Daí que, cessando a revelia do executado, cessa também a possibilidade de o executado arguir a falta/nulidade da citação “a todo o tempo”, tendo de se limitar aos prazos legais daquela arguição.
Além disso, nesta mesma sequência argumentativa, a situação de “revelia” a que o art. 851.º do NCPC atribui relevância, na perspetiva de a nulidade da citação poder ser invocada a todo o tempo (e não só no prazo normal de invocação de nulidades, nos termos dos arts. 149.º e 199.º do NCPC), deve, até pelas diferenças existentes entre as ações declarativas e executivas, ser interpretada de forma restritiva, no sentido de abranger apenas as situações em que não seja razoável exigir ao executado que, em face do ato da citação e/ou dos demais atos em que seja visado, conheça a pendência da execução contra si e a nulidade da citação, ou seja, as situações em que o executado, não só não intervém no processo por alguma forma, como também para ele não tenha sido citado ou notificado de outro ato de molde a poder conhecer a nulidade. Aproveitando as palavras expostas na argumentação do Ac.

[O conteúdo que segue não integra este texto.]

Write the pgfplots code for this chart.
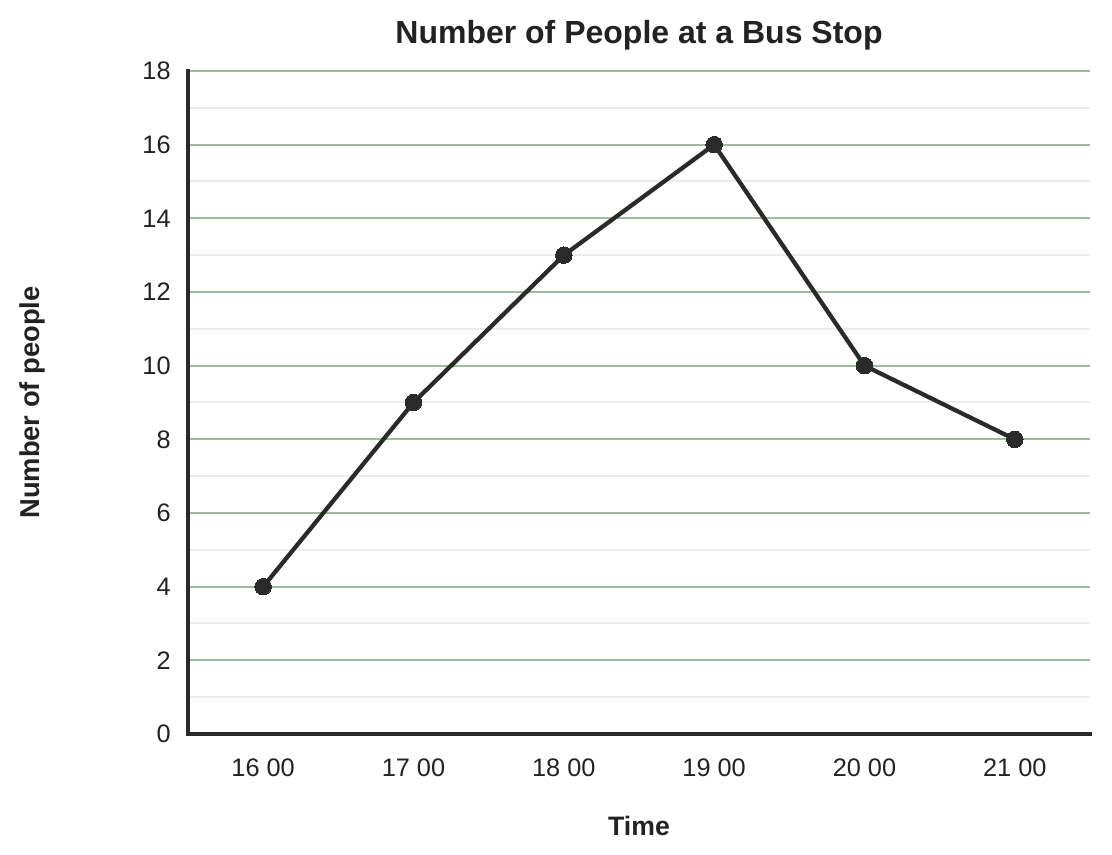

STJ de 05.06.2012 (proc. 409/10.1TCFUN, em www.dgsi.pt), “a não se entender assim, criar-se-ia uma insuportável situação de incerteza e prolongada insegurança na ordem jurídica, ao permitir-se que, durante décadas…se pudessem vir invocar pretensos vícios de uma anterior citação…”, entendendo o presente tribunal que tal é inadmissível quando, seja pelo ato de citação ocorrido, seja por atos subsequentes, o interessado não poderia ter deixado de se aperceber da execução e da alegada nulidade.
Prosseguindo, a falta da citação considera-se sanada se o executado intervier no processo sem arguir logo a falta da citação, admitindo-se que a expressão “logo”, pelo menos quando esteja em causa a intervenção por mera junção de procuração a favor de advogado, deva ser entendida no sentido do prazo geral da prática de atos, ou seja, no prazo de 10 dias, nos termos do art. 149.º, n.º 1, do NCPC.
Nesta parte, importa salientar que, se é verdade que alguma jurisprudência recente tem vindo a sustentar que a mera junção de procuração já não deve ser entendida como intervenção relevante no processo, para os efeitos em causa, o certo é que tal contraria a globalidade da jurisprudência até agora conhecida e, no entender do tribunal, não deve ser acolhida.
Na verdade, a tese de que se impõe uma “interpretação atualista quanto aos efeitos relacionados com a apresentação de uma procuração forense, de modo a evitar que a simples junção de instrumento de mandato forense não implique direta e necessariamente a preclusão da possibilidade de invocação da nulidade por falta de citação”, parte, no entender do presente tribunal: por um lado, de uma premissa que não se verifica na realidade, ou seja, de que a tramitação eletrónica dos autos alterou a possibilidade de consulta do processo, passando a ser imprescindível a junção de procuração prévia; e, por outro lado, porventura, duma interpretação diferente da expressão “logo” referida no art. 189.º do NCPC.